Releer al Cuchi, desde cualquier lugar, es sin dudas un desafío colosal para cualquier músico. ¿Y cuál podría ser la manera de acercarse a una obra breve e inmensa, coherente y variada, leve y potente; una producción que con igual desparpajo logra ser moderna y ancestral, clásica y popular, con tanto de personal cuanto de anónimo; una música tan familiar como poco difundida, tan profana como sagrada? Posiblemente la pregunta todavía ronde el piano de Klein, que sin embargo arriesgó algunas lúcidas respuestas durante una hora y media.

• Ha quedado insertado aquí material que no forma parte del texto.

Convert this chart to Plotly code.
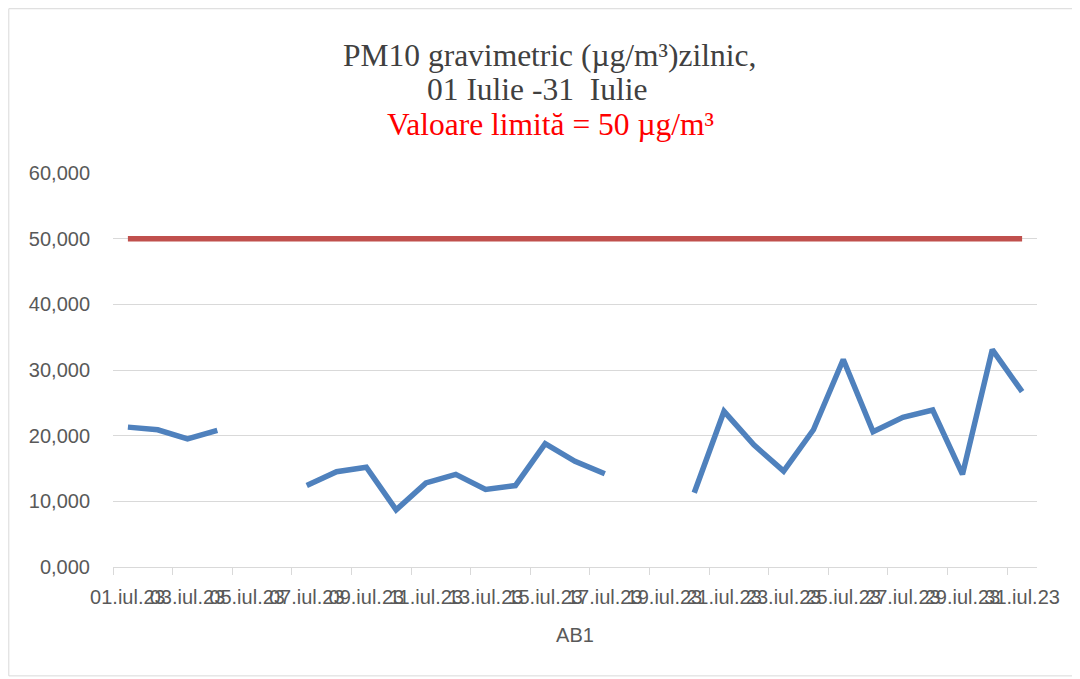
import plotly.graph_objects as go

# categorii (zile) si valori
zile = list(range(1, 32))
etichete = [f"{z:02d}.iul.23" for z in zile]

pm10 = [21.3, 20.9, 19.5, 20.8, None, None,
        12.4, 14.5, 15.2, 8.7, 12.8, 14.1, 11.8, 12.4, 18.8, 16.1, 14.2,
        None, None,
        11.3, 23.7, 18.6, 14.6, 20.9, 31.6, 20.6, 22.8, 23.9, 14.1, 33.1, 26.7]

limita = [50, 50, 50, 50, 50, 50, 50, 50, 50, 50, 50, 50, 50, 50, 50, 50,
          50, 50, 50, 50, 50, 50, 50, 50, 50, 50, 50, 50, 50, 50, 50]

y_ticks = [0, 10, 20, 30, 40, 50, 60]

titlu = ["PM10 gravimetric (\u00b5g/m\u00b3)zilnic,",
         "01 Iulie -31\u00a0 Iulie",
         "Valoare limit\u0103 = 50 \u00b5g/m\u00b3"]

# pagina html are o margine de 8px, asa ca figura e mai mica si decalata
OFF = 8
W, H = 1080 - OFF, 679 - OFF
L, R, T, B = 112.7 - OFF, 43.3, 173 - OFF, 111.5
pw, ph = W - L - R, H - T - B


def px_x(p):
    return (p - OFF - L) / pw


def px_y(p):
    return (H - B - (p - OFF)) / ph


fig = go.Figure()
fig.add_trace(go.Scatter(x=zile, y=limita, mode="lines",
                         line=dict(color="#c0504d", width=5.5),
                         showlegend=False, hoverinfo="skip"))
fig.add_trace(go.Scatter(x=zile, y=pm10, mode="lines", connectgaps=False,
                         line=dict(color="#4f81bd", width=5.5),
                         showlegend=False))

# titlul pe trei randuri
serif = "Liberation Serif, Times New Roman, serif"
for txt, cx, cy, col in [(titlu[0], 549, 55, "#404040"),
                         (titlu[1], 537, 89, "#404040"),
                         (titlu[2], 550, 124, "#ff0000")]:
    fig.add_annotation(text=txt, xref="paper", yref="paper",
                       x=px_x(cx), y=px_y(cy), xanchor="center", yanchor="middle",
                       showarrow=False, font=dict(family=serif, size=31.5, color=col))

# chenarul graficului
fig.add_shape(type="rect", xref="paper", yref="paper",
              x0=px_x(OFF + 0.5), x1=px_x(1074.5), y0=px_y(676.5), y1=px_y(OFF + 0.5),
              line=dict(color="#d9d9d9", width=1), layer="below")

fig.update_layout(
    width=W, height=H,
    margin=dict(l=L, r=R, t=T, b=B, autoexpand=False),
    paper_bgcolor="white", plot_bgcolor="white",
    separators=",.",
    font=dict(family="Liberation Sans, Arial, sans-serif", color="#595959", size=20),
    xaxis=dict(range=[0.5, 31.5], tickmode="array", automargin=False,
               tickvals=zile[::2], ticktext=etichete[::2], tickangle=0,
               ticks="outside", ticklen=12, tickcolor="rgba(0,0,0,0)",
               showgrid=False, zeroline=False,
               showline=True, linecolor="#d9d9d9", linewidth=1,
               minor=dict(tickmode="array", tickvals=[z - 0.5 for z in zile[::2]],
                          ticks="outside", ticklen=7, tickcolor="#d9d9d9", showgrid=False),
               title=dict(text="AB1", standoff=20,
                          font=dict(size=20, color="#595959"))),
    yaxis=dict(range=[0, 60], tickmode="array", tickvals=y_ticks, automargin=False,
               tickformat=".3f", ticks="outside", ticklen=18,
               tickcolor="rgba(0,0,0,0)",
               showgrid=True, gridcolor="#d9d9d9", gridwidth=1.3,
               zeroline=False, showline=False),
)

fig.write_html("out.html")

La sala del IFT estaba llena –como en general estuvieron las salas que albergaron al festival– cuando Klein comenzó con “Zamba del silbador”. Un homenaje con piano solo, en una versión despojada y con un personal contrato con el tiempo, como sabía hacer el mismo Leguizamón. “Quise tocarla a la manera de Cuchi, pero es imposible”, dijo el pianista apenas el aplauso se lo permitió, dejando en claro que lo que vendría sería, antes que nada, producto del respeto y el afecto hacia el inigualable salteño. Enseguida, con una impetuosa visión de “Coplas del regreso”, la banda se presentó a pleno, con Daniel Pipi Piazzolla (batería), Richard Nant (trompeta, percusión), Juan Cruz de Urquiza (trompeta), Matías Méndez (bajo), Gustavo Musso (saxo tenor) y Esteban Sehinkman (piano Rhodes).

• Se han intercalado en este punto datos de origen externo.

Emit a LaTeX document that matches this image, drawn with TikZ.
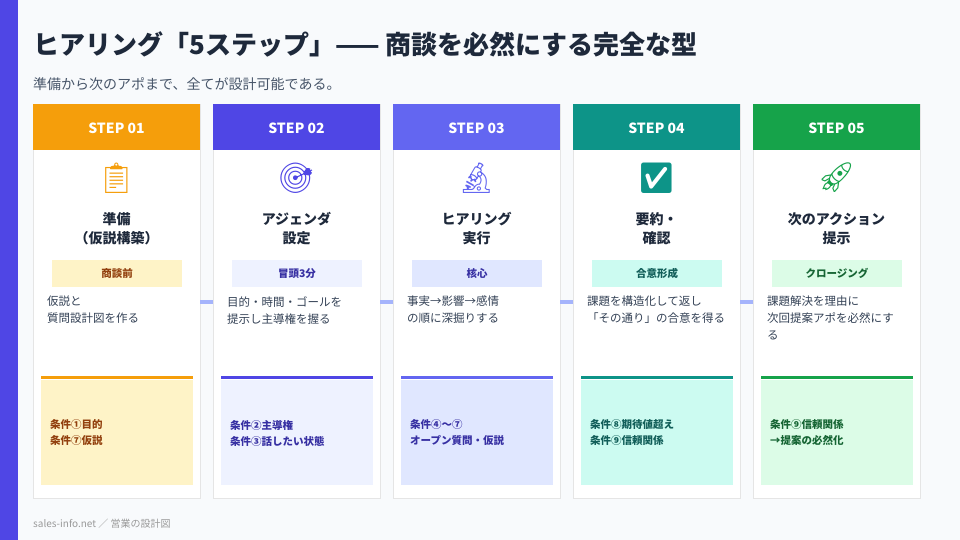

Más jugado sobre la escritura y el respeto por la forma que abierto a la improvisación, con hallazgos y extravíos Klein hizo de cada mirada sobre los temas de Leguizamón una obra propia. Si por un lado esa multiplicidad que cada tres o cuatro minutos traía novedades atentó contra la unidad que suele tranquilizar en nombre del estilo, por el otro resultó ser una muestra inmejorable de la abundancia de recursos que Klein es capaz de manipular. El continuo juego rítmico y ciertos desarrollos de motivo que se igualan a la naturalidad del tema en algunos pasajes de “Serenata del 900”, “De solo estar” o “Me voy quedando”; la trompeta con sordina que enuncia la melodía de “Zamba para la viuda”; las palabras con las que Leguizamón introduce la “Chacarera del zorro” cantadas por el mismo Klein según la entonación de la voz hablada del Cuchi; las delicadas variaciones del saxo de Musso en la segunda de “Zamba del carnaval” –una transcripción de aquella colosal versión de Chango Farías Gómez–; los sugestivos contrastes de texturas en “Chacarera de la muerte”. Esos podrían ser algunos de los momentos más atractivos de una noche que posiblemente haya tenido lo más logrado en “Maturana”: después de la enunciación del piano, el tema se detiene en un coral con trompetas, saxo y clarinete bajo –para lo que se había sumado Martín Pantyrer–, casi suspendiendo el aire de la zamba y expandiendo una armonía color Leguizamón, pero que se despegaba del original, lo trascendía sin dejar de mirarlo. Excelente.

Al final, después de “Carnavalito del duende” –sostenido por un riff cercano al de “Pensar en nada” de León Gieco–, ante el aplauso insistente llegó la “Zamba del laurel”, que Klein se animó a cantar con voz diminuta, más templada en el smog de las ciudades que en el vapor de los boliches. Pero la voz no importaba, la cosa pasaba por otro lado. Con la música del Cuchi suele suceder eso: aun sabiendo que pertenece a lo inasible –quedó demostrado–, dialogar con ella, desde cualquier lugar, es un enorme placer.

Y puede ser, como el trabajo de Klein, un alto ejercicio artístico.